League tables do schools no good

December 23, 2003 ,

DOES the goose get any fatter from being weighed all the time? Do league tables improve schools?

In Wales, the National Assembly has abandoned publishing school exam results in league tables, but in England they still do so.

In fact, new tables have been published which measure “value added”.
They are supposed to show how successful schools been in raising the attainment of the student.

It's not difficult to get good results with exceptionally bright pupils, so without a value-added measure the tables would tell us little.

A look at the English tables gives two immediate impressions.
Firstly nearly all the top performers are grammar schools.
Secondly, nearly all are in the wealthier south.
This has led some to suggest that we should bring back grammar schools. This, of course is a false argument.

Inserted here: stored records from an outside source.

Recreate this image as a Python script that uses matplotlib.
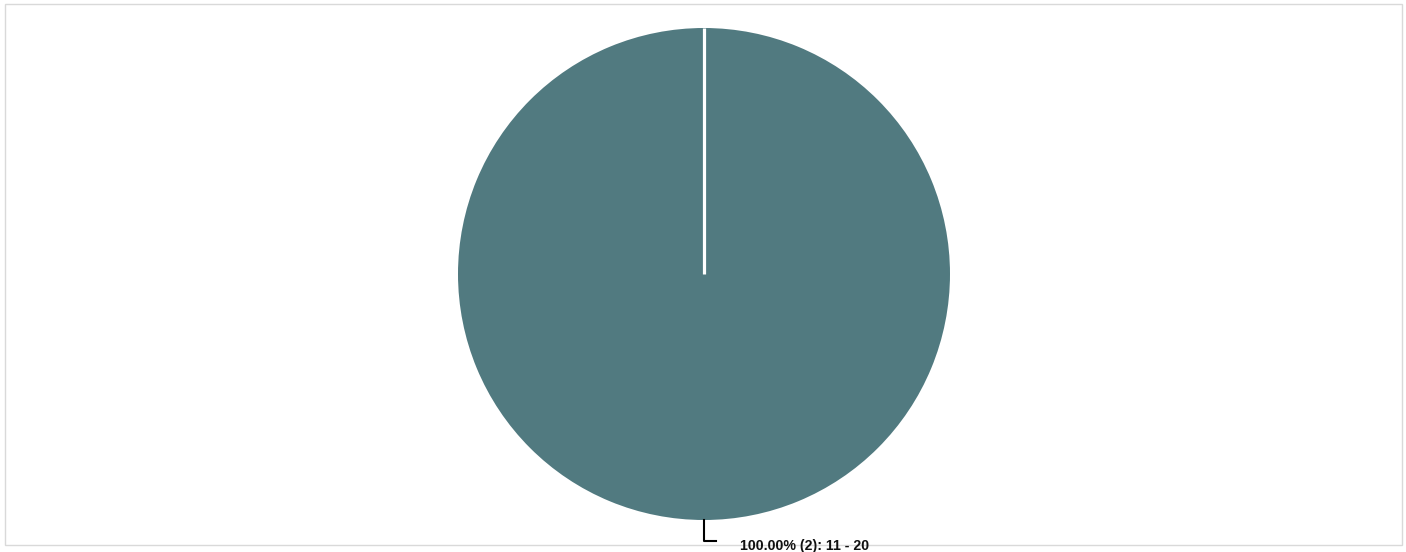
import matplotlib.pyplot as plt
from matplotlib.patches import Rectangle

# data
categories = ["11 - 20"]
counts = [2]

# colours
slice_colour = "#517a80"
border_colour = "#d9d9d9"

W, H = 1406, 552
fig = plt.figure(figsize=(W / 100, H / 100), dpi=100)
ax = fig.add_axes([0, 0, 1, 1])
ax.set_xlim(0, W)
ax.set_ylim(0, H)
ax.axis("off")

# outer frame
ax.add_patch(Rectangle((5, H - 545), 1397, 541, fill=False,
                       edgecolor=border_colour, linewidth=1))

cx, cy, r = 704, H - 274, 246
wedges, _ = ax.pie(counts, colors=[slice_colour], startangle=90,
                   counterclock=False, center=(cx, cy), radius=r,
                   wedgeprops=dict(linewidth=0))
# slice border at the start angle (single full slice)
ax.plot([cx, cx], [cy, cy + r], color="white", linewidth=2.3,
        solid_capstyle="butt")
ax.set_aspect("equal")
ax.set_xlim(0, W)
ax.set_ylim(0, H)

total = sum(counts)
for cat, n in zip(categories, counts):
    pct = 100 * n / total
    ax.plot([cx, cx, cx + 12], [cy - r, H - 541, H - 541],
            color="black", linewidth=1.5)
    ax.text(cx + 36, H - 546, f"{pct:.2f}% ({n}): {cat}",
            fontsize=10.2, fontweight="bold", family="Liberation Sans",
            ha="left", va="center", color="#111111")

fig.savefig("out.png", dpi=100)
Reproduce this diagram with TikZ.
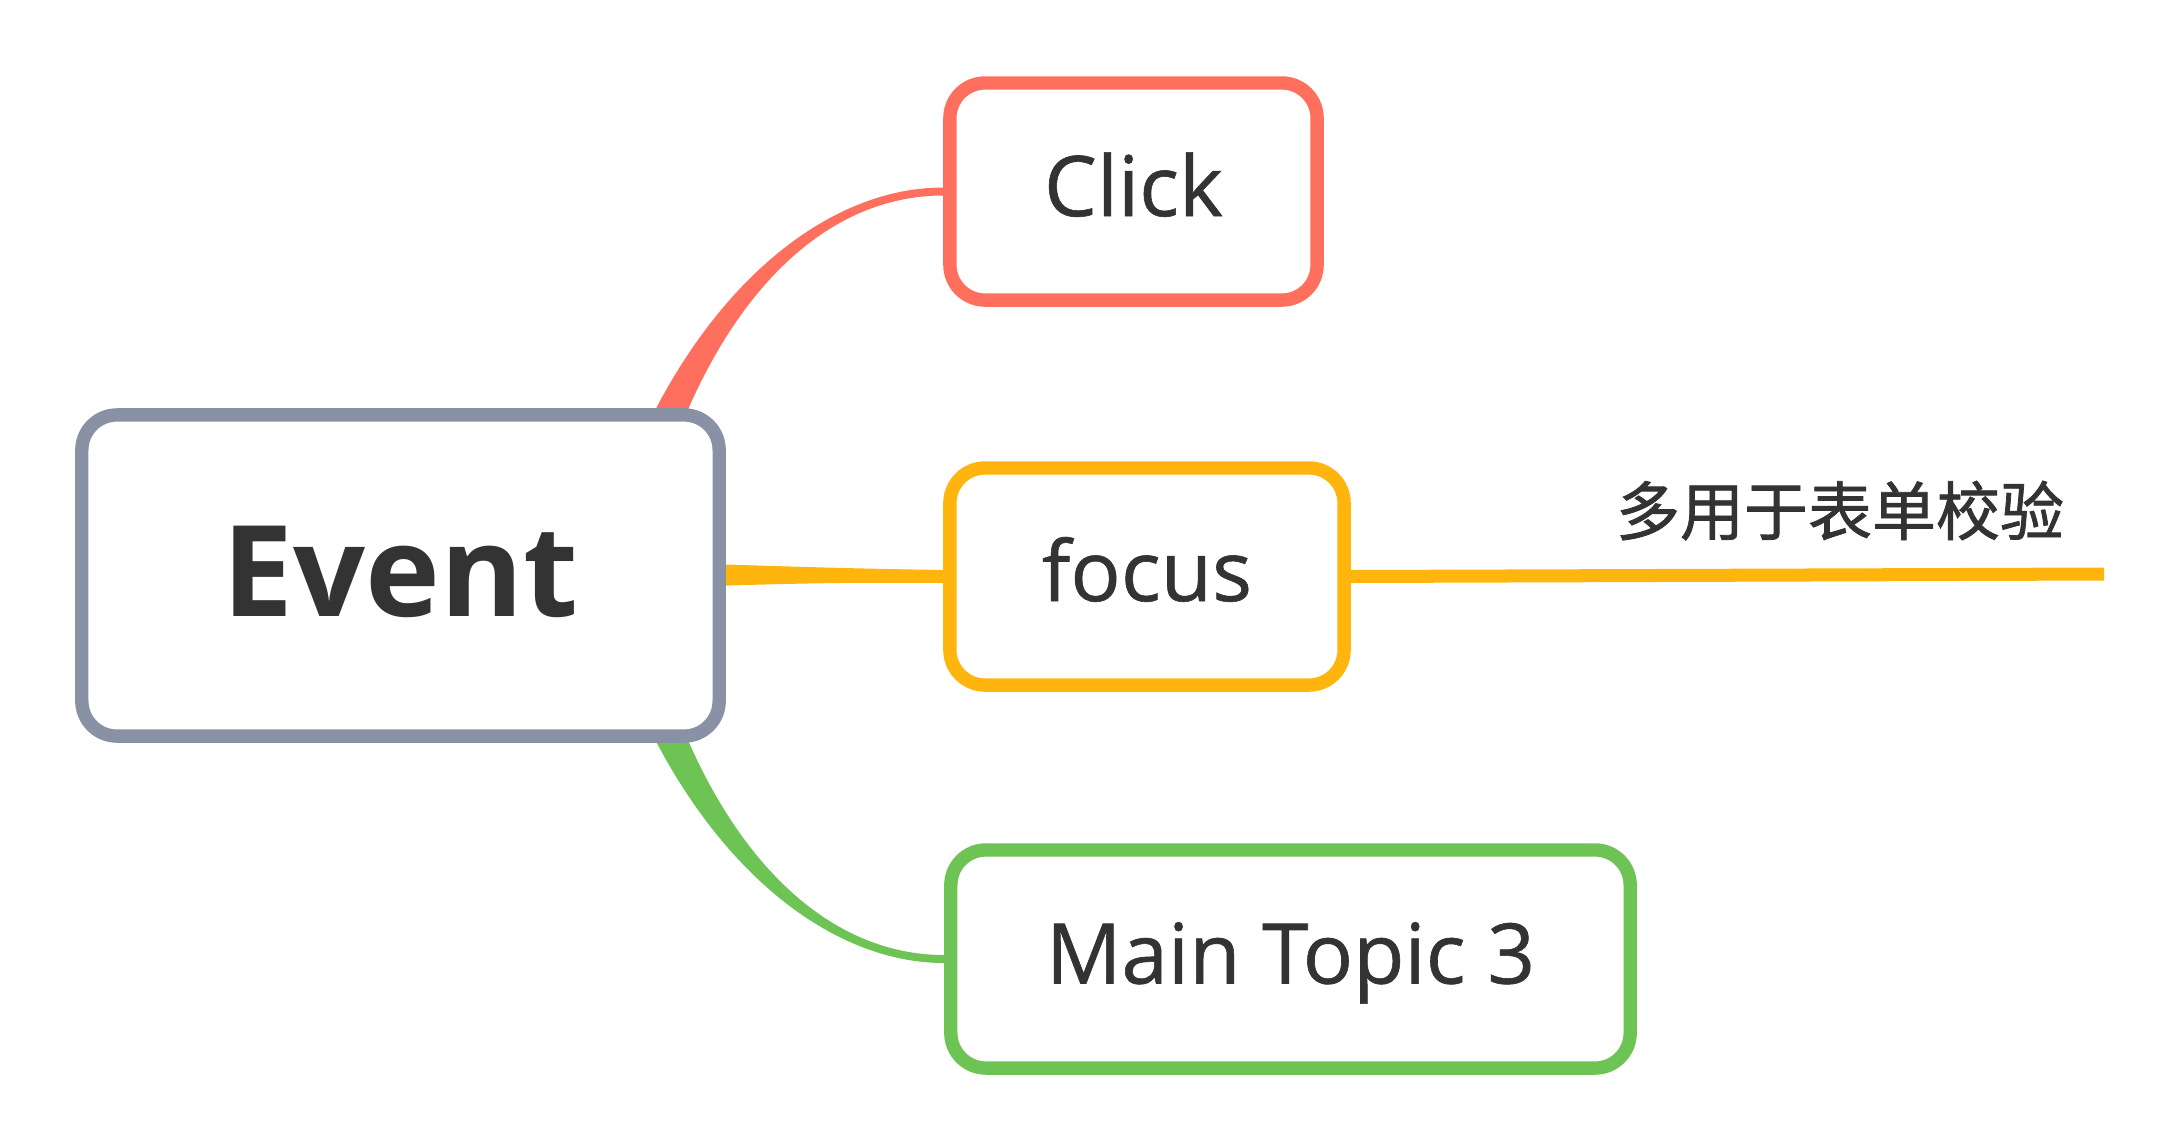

If you take the academically selected four percent of pupils who attend grammar schools, and compare them with the top four percent of pupils attending comprehensive schools they do no better.

Also, for every grammar school you must have three secondary moderns, except that nobody calls them that any more.
To make a proper comparison you need to compare the performance of all pupils in a selective system, with pupils in a non-selective system, in areas of similar social and economic make up.

The real problem we have is that even our comprehensive schools are too selective.
Within the comprehensive system itself there is too wide a difference between the backgrounds of pupils at different schools.

League tables are all very well for football but what students really need is parental support, extra resources in poorer areas, and above all inspirational teaching.

As the Irish poet WB Yeats once said: “education is about lighting fires not filling buckets”; or he might have added, compiling league tables.